By 1771, enough funds had been raised for the completion of the building with the help of grants of £500 from the Irish Parliament in 1767. At the same time in 1771, Powerscourt House had just commenced construction across the opposite side of Coppinger Row.

The teaching and academy element of the project was ultimately abandoned however the building continued to host various exhibitions.

Following a schism in the Society in 1773, the Society reconciled again in the following years with the last exhibition recorded as occurring in the building in 1780. After 1780, it is said that no public art exhibition was held in Dublin until 1800.

===Other uses===
After that point, the building was used for a variety of uses including auctions, theatrics and balls.

===City Assembly===
In 1791, the City Assembly, the governing body of Dublin Corporation, began to hold its meetings at the property as The Tholsel on Skinners Row, where it had previously convened, had become dilapidated and structurally unsound.
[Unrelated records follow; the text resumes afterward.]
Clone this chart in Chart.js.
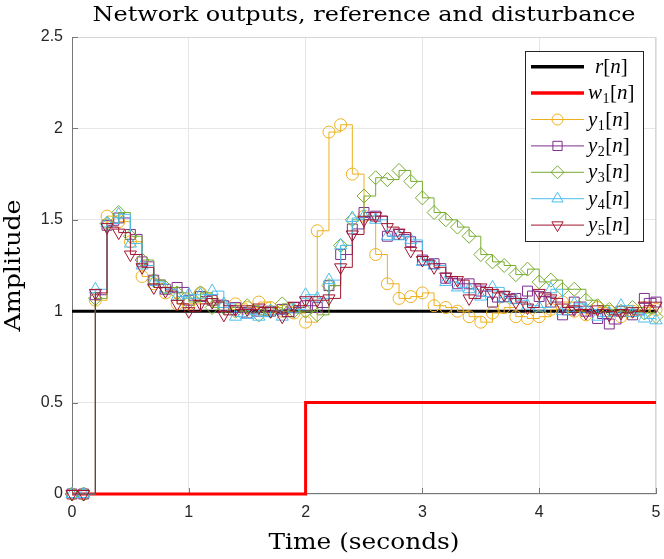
<!DOCTYPE html>
<html>
<head>
<meta charset="utf-8">
<script src="https://cdn.jsdelivr.net/npm/chart.js@4.4.0/dist/chart.umd.min.js"></script>
<style>
  html, body { margin: 0; padding: 0; background: #fff; }
</style>
</head>
<body>
<canvas id="myChart" width="664" height="559"></canvas>
<script>
// sample times (seconds)
var timeSec = [0, 0.1, 0.2, 0.3, 0.4, 0.5, 0.6, 0.7, 0.8, 0.9, 1, 1.1, 1.2, 1.3, 1.4, 1.5, 1.6, 1.7, 1.8, 1.9,
  2, 2.1, 2.2, 2.3, 2.4, 2.5, 2.6, 2.7, 2.8, 2.9, 3, 3.1, 3.2, 3.3, 3.4, 3.5, 3.6, 3.7, 3.8, 3.9,
  4, 4.1, 4.2, 4.3, 4.4, 4.5, 4.6, 4.7, 4.8, 4.9, 5];

var refR = [1, 1, 1, 1, 1, 1, 1, 1, 1, 1, 1, 1, 1, 1, 1, 1, 1, 1, 1, 1,
  1, 1, 1, 1, 1, 1, 1, 1, 1, 1, 1, 1, 1, 1, 1, 1, 1, 1, 1, 1,
  1, 1, 1, 1, 1, 1, 1, 1, 1, 1, 1];

var distW1 = [0, 0, 0, 0, 0, 0, 0, 0, 0, 0, 0, 0, 0, 0, 0, 0, 0, 0, 0, 0,
  0.5, 0.5, 0.5, 0.5, 0.5, 0.5, 0.5, 0.5, 0.5, 0.5, 0.5, 0.5, 0.5, 0.5, 0.5, 0.5, 0.5, 0.5, 0.5, 0.5,
  0.5, 0.5, 0.5, 0.5, 0.5, 0.5, 0.5, 0.5, 0.5, 0.5, 0.5];

var outY1 = [0, 0, 1.06, 1.52, 1.49, 1.38, 1.19, 1.15, 1.10, 1.04, 1.04, 1.10, 1.06, 1.03, 1.04, 1.02, 1.05, 1.02, 1.00, 0.99,
  0.94, 1.44, 1.98, 2.02, 1.75, 1.52, 1.31, 1.15, 1.07, 1.08, 1.10, 1.03, 1.02, 1.00, 0.97, 0.94, 0.99, 1.02, 0.97, 0.96,
  0.97, 1.01, 1.05, 1.00, 0.98, 1.02, 1.00, 0.97, 1.00, 1.02, 1.01];

var outY2 = [0, 0, 1.09, 1.47, 1.51, 1.42, 1.27, 1.17, 1.12, 1.13, 1.06, 1.08, 1.06, 1.03, 1.02, 0.99, 1.00, 1.00, 1.01, 1.02,
  1.03, 1.02, 1.14, 1.31, 1.45, 1.54, 1.52, 1.41, 1.42, 1.38, 1.28, 1.26, 1.18, 1.15, 1.15, 1.11, 1.05, 1.08, 1.07, 1.11,
  1.08, 1.05, 0.98, 1.05, 1.00, 0.96, 0.93, 1.00, 0.98, 1.07, 1.05];

var outY3 = [0, 0, 1.07, 1.48, 1.54, 1.41, 1.28, 1.17, 1.13, 1.10, 1.05, 1.10, 1.02, 1.02, 1.00, 1.03, 0.98, 1.00, 1.04, 1.00,
  1.00, 0.98, 1.14, 1.36, 1.50, 1.63, 1.73, 1.72, 1.77, 1.71, 1.62, 1.54, 1.50, 1.46, 1.41, 1.31, 1.27, 1.25, 1.20, 1.23,
  1.16, 1.17, 1.12, 1.12, 1.06, 1.03, 1.01, 1.00, 1.02, 0.99, 0.97];

var outY4 = [0, 0, 1.12, 1.48, 1.53, 1.37, 1.25, 1.16, 1.12, 1.08, 1.09, 1.09, 1.11, 1.04, 0.97, 0.98, 0.97, 1.00, 0.97, 1.01,
  1.09, 1.07, 1.17, 1.36, 1.51, 1.52, 1.50, 1.41, 1.41, 1.39, 1.27, 1.25, 1.16, 1.13, 1.12, 1.08, 1.13, 1.07, 1.06, 1.03,
  1.02, 1.12, 1.00, 1.04, 1.01, 0.97, 0.99, 1.03, 0.99, 0.96, 0.95];

var outY5 = [0, 0, 1.10, 1.46, 1.43, 1.31, 1.24, 1.13, 1.11, 1.04, 1.00, 1.04, 1.05, 0.98, 1.01, 1.01, 1.02, 1.00, 0.97, 1.03,
  1.06, 1.06, 1.07, 1.24, 1.42, 1.50, 1.52, 1.46, 1.43, 1.33, 1.28, 1.24, 1.19, 1.17, 1.07, 1.13, 1.10, 1.09, 1.05, 1.02,
  1.10, 1.07, 1.02, 1.01, 0.99, 1.01, 0.98, 0.99, 1.00, 1.03, 1.03];

var xTicks = [0, 1, 2, 3, 4, 5];
var yTicks = [0, 0.5, 1, 1.5, 2, 2.5];

var chartTitle = 'Network outputs, reference and disturbance';
var xTitle = 'Time (seconds)';
var yTitle = 'Amplitude';

function pairs(arr) {
  return timeSec.map(function (t, i) { return { x: t, y: arr[i] }; });
}

// legend entries: base letter, subscript, colour, line width, marker
var legendItems = [
  { base: 'r', sub: '', color: '#000000', width: 3.5, style: false },
  { base: 'w', sub: '1', color: '#FF0000', width: 3.5, style: false },
  { base: 'y', sub: '1', color: '#EDB120', width: 1, style: 'circle', rot: 0, r: 5.5 },
  { base: 'y', sub: '2', color: '#7E2F8E', width: 1, style: 'rect', rot: 0, r: 6.5 },
  { base: 'y', sub: '3', color: '#77AC30', width: 1, style: 'rectRot', rot: 0, r: 6.5 },
  { base: 'y', sub: '4', color: '#4DBEEE', width: 1, style: 'triangle', rot: 0, r: 6.5 },
  { base: 'y', sub: '5', color: '#A2142F', width: 1, style: 'triangle', rot: 180, r: 6.5 }
];

function series(label, arr, color, width, style, rot, r, order) {
  return {
    label: label,
    data: pairs(arr),
    borderColor: color,
    borderWidth: width,
    stepped: 'before',
    fill: false,
    clip: false,
    order: order,
    pointStyle: style,
    pointRotation: rot,
    pointRadius: style ? r : 0,
    pointBorderWidth: 1,
    pointBorderColor: color,
    pointBackgroundColor: 'rgba(0,0,0,0)'
  };
}

function drawFit(ctx, text, x, y, size, target, rot) {
  ctx.save();
  ctx.font = size + 'px "DejaVu Serif"';
  var w = ctx.measureText(text).width;
  ctx.translate(x, y);
  if (rot) ctx.rotate(rot);
  ctx.scale(target / w, 1);
  ctx.textAlign = 'center';
  ctx.textBaseline = 'alphabetic';
  ctx.fillStyle = '#000';
  ctx.fillText(text, 0, 0);
  ctx.restore();
}

var decorPlugin = {
  id: 'decor',
  beforeDatasetsDraw: function (chart) {
    var ctx = chart.ctx, a = chart.chartArea;
    var xs = chart.scales.x, ys = chart.scales.y;
    ctx.save();
    // box
    ctx.lineWidth = 1;
    ctx.strokeStyle = '#d6d6d6';
    ctx.beginPath();
    ctx.moveTo(a.left, a.top + 0.5); ctx.lineTo(a.right, a.top + 0.5);
    ctx.moveTo(a.right - 0.5, a.top); ctx.lineTo(a.right - 0.5, a.bottom);
    ctx.stroke();
    ctx.strokeStyle = '#777777';
    ctx.beginPath();
    ctx.moveTo(a.left + 0.5, a.top); ctx.lineTo(a.left + 0.5, a.bottom);
    ctx.moveTo(a.left, a.bottom - 0.5); ctx.lineTo(a.right, a.bottom - 0.5);
    // inward ticks
    yTicks.forEach(function (v) {
      var py = Math.round(ys.getPixelForValue(v)) + 0.5;
      ctx.moveTo(a.left, py); ctx.lineTo(a.left + 6, py);
    });
    xTicks.forEach(function (v) {
      var px = Math.round(xs.getPixelForValue(v)) + 0.5;
      ctx.moveTo(px, a.bottom); ctx.lineTo(px, a.bottom - 6);
    });
    ctx.stroke();
    ctx.restore();
  },
  afterDraw: function (chart) {
    var ctx = chart.ctx, a = chart.chartArea;
    var cx = (a.left + a.right) / 2;
    drawFit(ctx, chartTitle, cx, 21, 21, 543, 0);
    drawFit(ctx, xTitle, cx, 549, 22, 191, 0);
    drawFit(ctx, yTitle, 20, (a.top + a.bottom) / 2, 22, 132, -Math.PI / 2);

    // legend
    var L = 525, T = 51, W = 118, H = 190, row = 26.4;
    ctx.save();
    ctx.fillStyle = '#fff';
    ctx.fillRect(L, T, W, H);
    ctx.strokeStyle = '#262626';
    ctx.lineWidth = 1;
    ctx.strokeRect(L + 0.5, T + 0.5, W, H);
    legendItems.forEach(function (it, i) {
      var y = T + 15.7 + i * row;
      ctx.strokeStyle = it.color;
      ctx.lineWidth = it.width;
      ctx.beginPath();
      ctx.moveTo(531, y); ctx.lineTo(584, y);
      ctx.stroke();
      if (it.style) {
        ctx.fillStyle = 'rgba(0,0,0,0)';
        ctx.strokeStyle = it.color;
        ctx.lineWidth = 1;
        Chart.helpers.drawPoint(ctx, {
          pointStyle: it.style, rotation: it.rot, radius: it.r, borderWidth: 1
        }, 557.5, y);
      }
      var x = it.sub ? 588 : 595;
      var by = y + 6;
      ctx.fillStyle = '#000';
      ctx.textAlign = 'left';
      ctx.textBaseline = 'alphabetic';
      ctx.font = 'italic 21px "Liberation Serif"';
      ctx.fillText(it.base, x, by); x += ctx.measureText(it.base).width;
      if (it.sub) {
        ctx.font = '14px "Liberation Serif"';
        ctx.fillText(it.sub, x + 0.5, by + 4); x += ctx.measureText(it.sub).width + 1;
      }
      ctx.font = '21px "Liberation Serif"';
      ctx.fillText('[', x, by); x += ctx.measureText('[').width;
      ctx.font = 'italic 21px "Liberation Serif"';
      ctx.fillText('n', x, by); x += ctx.measureText('n').width;
      ctx.font = '21px "Liberation Serif"';
      ctx.fillText(']', x, by);
    });
    ctx.restore();
  }
};

function plainTick(v) { return String(v); }

var element = document.getElementById('myChart').getContext('2d');

var chartData = {
  datasets: [
    series('r[n]', refR, '#000000', 3, false, 0, 0, 7),
    series('w1[n]', distW1, '#FF0000', 3, false, 0, 0, 6),
    series('y1[n]', outY1, '#EDB120', 1, 'circle', 0, 6, 5),
    series('y2[n]', outY2, '#7E2F8E', 1, 'rect', 0, 7, 4),
    series('y3[n]', outY3, '#77AC30', 1, 'rectRot', 0, 7, 3),
    series('y4[n]', outY4, '#4DBEEE', 1, 'triangle', 0, 7, 2),
    series('y5[n]', outY5, '#A2142F', 1, 'triangle', 180, 7, 1)
  ]
};

var chartOptions = {
  responsive: false,
  animation: false,
  layout: { padding: { left: 0, top: 37, right: 8, bottom: 0 } },
  plugins: { legend: { display: false }, title: { display: false }, tooltip: { enabled: false } },
  scales: {
    x: {
      type: 'linear', min: 0, max: 5,
      afterFit: function (s) { s.height = 65; s.paddingLeft = 0; s.paddingRight = 0; },
      afterBuildTicks: function (s) { s.ticks = xTicks.map(function (v) { return { value: v }; }); },
      border: { display: false },
      grid: { color: '#e6e6e6', drawTicks: false },
      ticks: { padding: 9, color: '#262626', callback: plainTick, font: { family: '"Liberation Sans"', size: 16 } }
    },
    y: {
      type: 'linear', min: 0, max: 2.5,
      afterFit: function (s) { s.width = 72; s.paddingTop = 0; s.paddingBottom = 0; },
      afterBuildTicks: function (s) { s.ticks = yTicks.map(function (v) { return { value: v }; }); },
      border: { display: false },
      grid: { color: '#e6e6e6', drawTicks: false },
      ticks: { padding: 9, color: '#262626', callback: plainTick, font: { family: '"Liberation Sans"', size: 16 } }
    }
  }
};

var chart = new Chart(element, { type: 'line', data: chartData, options: chartOptions, plugins: [decorPlugin] });
</script>
</body>
</html>
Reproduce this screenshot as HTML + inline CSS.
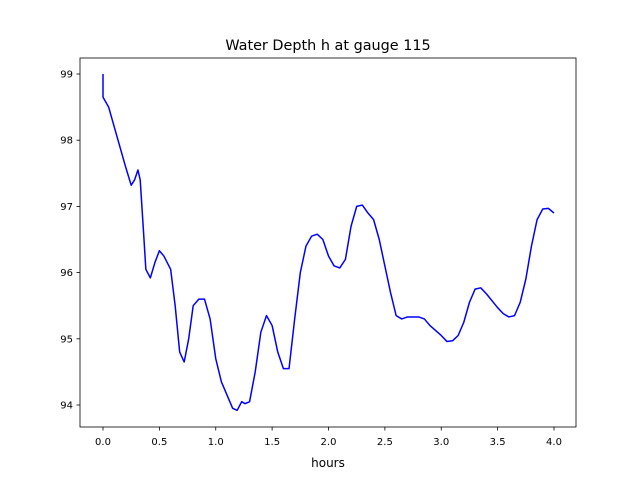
<!DOCTYPE html>
<html><head><meta charset="utf-8"><style>
body{margin:0;background:#fff;}
svg{display:block;font-family:"DejaVu Sans","Liberation Sans",sans-serif;}
</style></head><body>
<svg id="chart" width="640" height="480" viewBox="0 0 640 480">
<rect width="640" height="480" fill="#fff"/>
<text x="328" y="50" font-size="14.4" text-anchor="middle">Water Depth h at gauge 115</text>
<g id="xt"></g>
<g id="yt"></g>
<polyline id="line" fill="none" stroke="#0000ff" stroke-width="1.5" stroke-linejoin="round"/>
<rect x="80" y="58" width="496" height="369" fill="none" stroke="#000" stroke-width="0.8"/>
<text x="328" y="467" font-size="12" text-anchor="middle">hours</text>
</svg>
<script>
const times=[0,0,0.05,0.1,0.15,0.2,0.25,0.28,0.31,0.33,0.36,0.38,0.42,0.46,0.5,0.54,0.6,0.64,0.68,0.72,0.76,0.8,0.85,0.9,0.95,1.0,1.05,1.1,1.15,1.19,1.23,1.26,1.3,1.35,1.4,1.45,1.5,1.55,1.6,1.65,1.7,1.75,1.8,1.85,1.9,1.95,2.0,2.05,2.1,2.15,2.2,2.25,2.3,2.35,2.4,2.45,2.5,2.55,2.6,2.65,2.7,2.8,2.85,2.9,3.0,3.05,3.1,3.15,3.2,3.25,3.3,3.35,3.4,3.5,3.55,3.6,3.65,3.7,3.75,3.8,3.85,3.9,3.95,4.0];
const depths=[99.0,98.65,98.5,98.2,97.9,97.6,97.32,97.4,97.55,97.4,96.6,96.05,95.92,96.15,96.33,96.25,96.05,95.5,94.8,94.65,95.0,95.5,95.6,95.6,95.3,94.7,94.35,94.15,93.95,93.92,94.05,94.02,94.05,94.5,95.1,95.35,95.2,94.8,94.55,94.55,95.3,96.0,96.4,96.55,96.58,96.5,96.25,96.1,96.07,96.2,96.7,97.0,97.02,96.9,96.8,96.5,96.1,95.7,95.35,95.3,95.33,95.33,95.3,95.2,95.05,94.96,94.97,95.05,95.25,95.55,95.75,95.77,95.68,95.47,95.38,95.33,95.35,95.55,95.9,96.4,96.8,96.96,96.97,96.9];
const xTicks=[0.0,0.5,1.0,1.5,2.0,2.5,3.0,3.5,4.0];
const yTicks=[94,95,96,97,98,99];
const X=v=>103+v*(554-103)/4;
const Y=v=>405-(v-94)*(405-74)/5;
const NS="http://www.w3.org/2000/svg";
document.getElementById('line').setAttribute('points',times.map((t,i)=>X(t)+','+Y(depths[i])).join(' '));
const xt=document.getElementById('xt'),yt=document.getElementById('yt');
xTicks.forEach(v=>{
 const l=document.createElementNS(NS,'line');
 
 
 l.setAttribute('x1',X(v));l.setAttribute('x2',X(v));l.setAttribute('y1',427);l.setAttribute('y2',430.5);l.setAttribute('stroke','#000');l.setAttribute('stroke-width','0.8');
 xt.appendChild(l);
 const t=document.createElementNS(NS,'text');
 
 
 t.setAttribute('x',X(v));t.setAttribute('y',445);t.setAttribute('font-size','10');t.setAttribute('text-anchor','middle');
 t.textContent=v.toFixed(1);xt.appendChild(t);
});
yTicks.forEach(v=>{
 const l=document.createElementNS(NS,'line');
 
 
 l.setAttribute('x1',76.5);l.setAttribute('x2',80);l.setAttribute('y1',Y(v));l.setAttribute('y2',Y(v));l.setAttribute('stroke','#000');l.setAttribute('stroke-width','0.8');
 yt.appendChild(l);
 const t=document.createElementNS(NS,'text');
 
 
 t.setAttribute('x',73);t.setAttribute('y',Y(v)+3.5);t.setAttribute('font-size','10');t.setAttribute('text-anchor','end');
 t.textContent=v;yt.appendChild(t);
});
</script>
</body></html>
At that point ownership of the building was held by Richard Cranfield who took over paying interest on the bonds which had been issued for its construction.

In 1809, after the death of Richard Cranfield, the corporation took the building on a 100-year lease with extensive refurbishment works taking place in 1810. Notable craftspeople involved included the carpenter Benjamin Eaton, plasterer Charles Thorp, bricklayer William Fell and the stonecutter and architect Frederick Darley.

For a short period after the demolition of the Tholsel and erection of the dedicated Merchants' Hall, the building was occupied also by the Merchant's Guild between 1809 and 1824.

In 1852, the corporation moved to the Royal Exchange on Dame Street. At that point the Dublin Court of Conscience moved upstairs to the octagonal room where it remained until it was abolished following the introduction of the Courts of Justice Act 1924. The space below was then used as a station for the Dublin Fire Brigade, which was its infancy at that time and is shown as such on an 1864 OS map.

===Old Dublin Society and Civic Museum===
The Old Dublin Society also met at the octagonal room in the building from 1934. In conjunction with Dublin Corporation, the society founded a Dublin Civic Museum which was located at the building from 1953 to 2003.

===Irish Georgian Society===
From 2012, the Irish Georgian Society restored the building and the premises now hosts its headquarters as well as exhibition space and gift shops as of 2025.